→ REQUIRED TASK
Return each line of the data below verbatim; pictures are to be left out.

→ AVAILABLE DATA
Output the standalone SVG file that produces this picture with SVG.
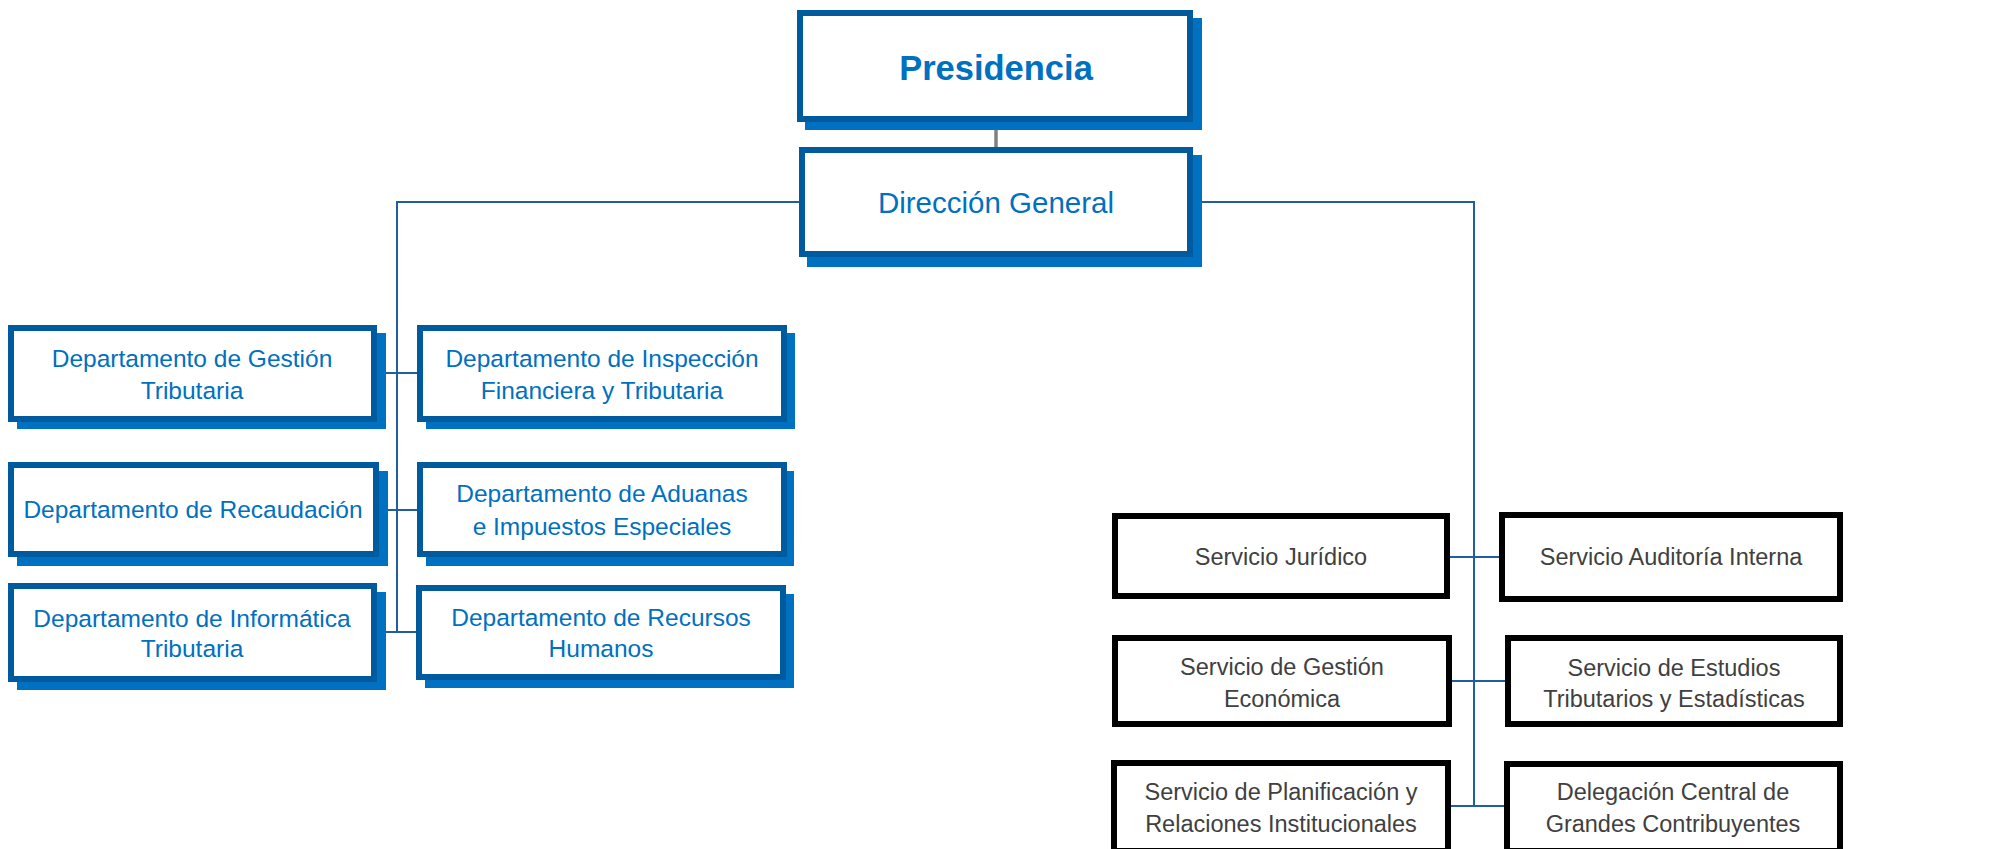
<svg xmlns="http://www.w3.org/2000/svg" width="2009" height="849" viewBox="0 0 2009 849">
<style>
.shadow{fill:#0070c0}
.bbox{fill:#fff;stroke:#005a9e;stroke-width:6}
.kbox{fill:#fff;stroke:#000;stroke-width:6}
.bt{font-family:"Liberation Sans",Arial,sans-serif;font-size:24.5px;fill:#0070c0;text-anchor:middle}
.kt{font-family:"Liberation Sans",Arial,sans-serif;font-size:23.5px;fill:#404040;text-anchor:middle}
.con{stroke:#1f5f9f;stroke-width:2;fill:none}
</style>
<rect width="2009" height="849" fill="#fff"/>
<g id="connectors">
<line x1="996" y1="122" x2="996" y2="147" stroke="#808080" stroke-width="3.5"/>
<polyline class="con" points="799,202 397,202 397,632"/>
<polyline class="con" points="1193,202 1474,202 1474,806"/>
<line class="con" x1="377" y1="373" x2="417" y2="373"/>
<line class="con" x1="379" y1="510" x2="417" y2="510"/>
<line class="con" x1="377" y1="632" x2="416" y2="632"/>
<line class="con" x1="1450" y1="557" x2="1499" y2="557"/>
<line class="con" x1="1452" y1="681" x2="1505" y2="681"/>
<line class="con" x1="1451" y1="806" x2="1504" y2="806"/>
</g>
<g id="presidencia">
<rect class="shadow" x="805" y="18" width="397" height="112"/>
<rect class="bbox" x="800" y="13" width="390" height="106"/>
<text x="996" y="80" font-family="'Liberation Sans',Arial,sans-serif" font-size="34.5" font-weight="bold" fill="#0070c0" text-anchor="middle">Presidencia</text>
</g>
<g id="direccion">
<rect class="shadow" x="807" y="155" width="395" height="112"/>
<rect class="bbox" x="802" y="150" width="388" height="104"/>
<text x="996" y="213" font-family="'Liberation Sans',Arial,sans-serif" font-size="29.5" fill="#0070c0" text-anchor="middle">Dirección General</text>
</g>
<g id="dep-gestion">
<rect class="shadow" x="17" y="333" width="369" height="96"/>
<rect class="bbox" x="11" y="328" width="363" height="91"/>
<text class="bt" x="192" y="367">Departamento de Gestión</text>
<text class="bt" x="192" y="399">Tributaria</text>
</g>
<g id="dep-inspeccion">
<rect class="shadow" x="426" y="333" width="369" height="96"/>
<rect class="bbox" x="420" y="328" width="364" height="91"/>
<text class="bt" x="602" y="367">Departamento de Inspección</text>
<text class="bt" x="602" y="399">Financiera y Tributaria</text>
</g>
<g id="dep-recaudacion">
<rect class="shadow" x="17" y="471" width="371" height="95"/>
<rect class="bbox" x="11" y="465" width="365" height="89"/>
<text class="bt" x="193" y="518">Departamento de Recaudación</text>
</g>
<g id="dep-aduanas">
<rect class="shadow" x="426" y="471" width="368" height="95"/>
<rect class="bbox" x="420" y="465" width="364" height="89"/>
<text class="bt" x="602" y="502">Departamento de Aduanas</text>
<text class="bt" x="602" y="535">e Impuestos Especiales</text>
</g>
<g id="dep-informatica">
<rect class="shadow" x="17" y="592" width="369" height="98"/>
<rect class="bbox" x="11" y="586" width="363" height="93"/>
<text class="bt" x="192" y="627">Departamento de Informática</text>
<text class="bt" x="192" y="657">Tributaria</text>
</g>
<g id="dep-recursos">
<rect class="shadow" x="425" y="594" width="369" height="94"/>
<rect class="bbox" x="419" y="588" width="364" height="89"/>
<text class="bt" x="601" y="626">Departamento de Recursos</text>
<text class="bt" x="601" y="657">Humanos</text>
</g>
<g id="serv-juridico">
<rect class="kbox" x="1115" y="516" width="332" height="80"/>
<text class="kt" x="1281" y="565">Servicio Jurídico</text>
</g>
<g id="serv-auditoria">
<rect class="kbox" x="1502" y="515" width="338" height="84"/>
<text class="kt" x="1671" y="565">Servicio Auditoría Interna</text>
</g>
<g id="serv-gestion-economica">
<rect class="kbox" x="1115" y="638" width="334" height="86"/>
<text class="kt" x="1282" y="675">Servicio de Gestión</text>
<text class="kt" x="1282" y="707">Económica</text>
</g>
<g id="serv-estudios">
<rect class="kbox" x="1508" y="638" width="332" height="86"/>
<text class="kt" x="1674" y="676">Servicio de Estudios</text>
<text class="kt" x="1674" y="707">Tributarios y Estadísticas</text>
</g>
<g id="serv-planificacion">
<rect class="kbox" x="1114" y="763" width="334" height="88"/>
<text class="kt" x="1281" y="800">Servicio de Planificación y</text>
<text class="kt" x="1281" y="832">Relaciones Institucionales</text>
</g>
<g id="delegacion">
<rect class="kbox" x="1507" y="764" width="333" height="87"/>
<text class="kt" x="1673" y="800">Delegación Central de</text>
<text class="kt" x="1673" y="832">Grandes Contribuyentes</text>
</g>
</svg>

→ SOLUTION
Output the standalone SVG file that produces this picture with SVG.
<svg xmlns="http://www.w3.org/2000/svg" width="2009" height="849" viewBox="0 0 2009 849">
<style>
.shadow{fill:#0070c0}
.bbox{fill:#fff;stroke:#005a9e;stroke-width:6}
.kbox{fill:#fff;stroke:#000;stroke-width:6}
.bt{font-family:"Liberation Sans",Arial,sans-serif;font-size:24.5px;fill:#0070c0;text-anchor:middle}
.kt{font-family:"Liberation Sans",Arial,sans-serif;font-size:23.5px;fill:#404040;text-anchor:middle}
.con{stroke:#1f5f9f;stroke-width:2;fill:none}
</style>
<rect width="2009" height="849" fill="#fff"/>
<g id="connectors">
<line x1="996" y1="122" x2="996" y2="147" stroke="#808080" stroke-width="3.5"/>
<polyline class="con" points="799,202 397,202 397,632"/>
<polyline class="con" points="1193,202 1474,202 1474,806"/>
<line class="con" x1="377" y1="373" x2="417" y2="373"/>
<line class="con" x1="379" y1="510" x2="417" y2="510"/>
<line class="con" x1="377" y1="632" x2="416" y2="632"/>
<line class="con" x1="1450" y1="557" x2="1499" y2="557"/>
<line class="con" x1="1452" y1="681" x2="1505" y2="681"/>
<line class="con" x1="1451" y1="806" x2="1504" y2="806"/>
</g>
<g id="presidencia">
<rect class="shadow" x="805" y="18" width="397" height="112"/>
<rect class="bbox" x="800" y="13" width="390" height="106"/>
<text x="996" y="80" font-family="'Liberation Sans',Arial,sans-serif" font-size="34.5" font-weight="bold" fill="#0070c0" text-anchor="middle">Presidencia</text>
</g>
<g id="direccion">
<rect class="shadow" x="807" y="155" width="395" height="112"/>
<rect class="bbox" x="802" y="150" width="388" height="104"/>
<text x="996" y="213" font-family="'Liberation Sans',Arial,sans-serif" font-size="29.5" fill="#0070c0" text-anchor="middle">Dirección General</text>
</g>
<g id="dep-gestion">
<rect class="shadow" x="17" y="333" width="369" height="96"/>
<rect class="bbox" x="11" y="328" width="363" height="91"/>
<text class="bt" x="192" y="367">Departamento de Gestión</text>
<text class="bt" x="192" y="399">Tributaria</text>
</g>
<g id="dep-inspeccion">
<rect class="shadow" x="426" y="333" width="369" height="96"/>
<rect class="bbox" x="420" y="328" width="364" height="91"/>
<text class="bt" x="602" y="367">Departamento de Inspección</text>
<text class="bt" x="602" y="399">Financiera y Tributaria</text>
</g>
<g id="dep-recaudacion">
<rect class="shadow" x="17" y="471" width="371" height="95"/>
<rect class="bbox" x="11" y="465" width="365" height="89"/>
<text class="bt" x="193" y="518">Departamento de Recaudación</text>
</g>
<g id="dep-aduanas">
<rect class="shadow" x="426" y="471" width="368" height="95"/>
<rect class="bbox" x="420" y="465" width="364" height="89"/>
<text class="bt" x="602" y="502">Departamento de Aduanas</text>
<text class="bt" x="602" y="535">e Impuestos Especiales</text>
</g>
<g id="dep-informatica">
<rect class="shadow" x="17" y="592" width="369" height="98"/>
<rect class="bbox" x="11" y="586" width="363" height="93"/>
<text class="bt" x="192" y="627">Departamento de Informática</text>
<text class="bt" x="192" y="657">Tributaria</text>
</g>
<g id="dep-recursos">
<rect class="shadow" x="425" y="594" width="369" height="94"/>
<rect class="bbox" x="419" y="588" width="364" height="89"/>
<text class="bt" x="601" y="626">Departamento de Recursos</text>
<text class="bt" x="601" y="657">Humanos</text>
</g>
<g id="serv-juridico">
<rect class="kbox" x="1115" y="516" width="332" height="80"/>
<text class="kt" x="1281" y="565">Servicio Jurídico</text>
</g>
<g id="serv-auditoria">
<rect class="kbox" x="1502" y="515" width="338" height="84"/>
<text class="kt" x="1671" y="565">Servicio Auditoría Interna</text>
</g>
<g id="serv-gestion-economica">
<rect class="kbox" x="1115" y="638" width="334" height="86"/>
<text class="kt" x="1282" y="675">Servicio de Gestión</text>
<text class="kt" x="1282" y="707">Económica</text>
</g>
<g id="serv-estudios">
<rect class="kbox" x="1508" y="638" width="332" height="86"/>
<text class="kt" x="1674" y="676">Servicio de Estudios</text>
<text class="kt" x="1674" y="707">Tributarios y Estadísticas</text>
</g>
<g id="serv-planificacion">
<rect class="kbox" x="1114" y="763" width="334" height="88"/>
<text class="kt" x="1281" y="800">Servicio de Planificación y</text>
<text class="kt" x="1281" y="832">Relaciones Institucionales</text>
</g>
<g id="delegacion">
<rect class="kbox" x="1507" y="764" width="333" height="87"/>
<text class="kt" x="1673" y="800">Delegación Central de</text>
<text class="kt" x="1673" y="832">Grandes Contribuyentes</text>
</g>
</svg>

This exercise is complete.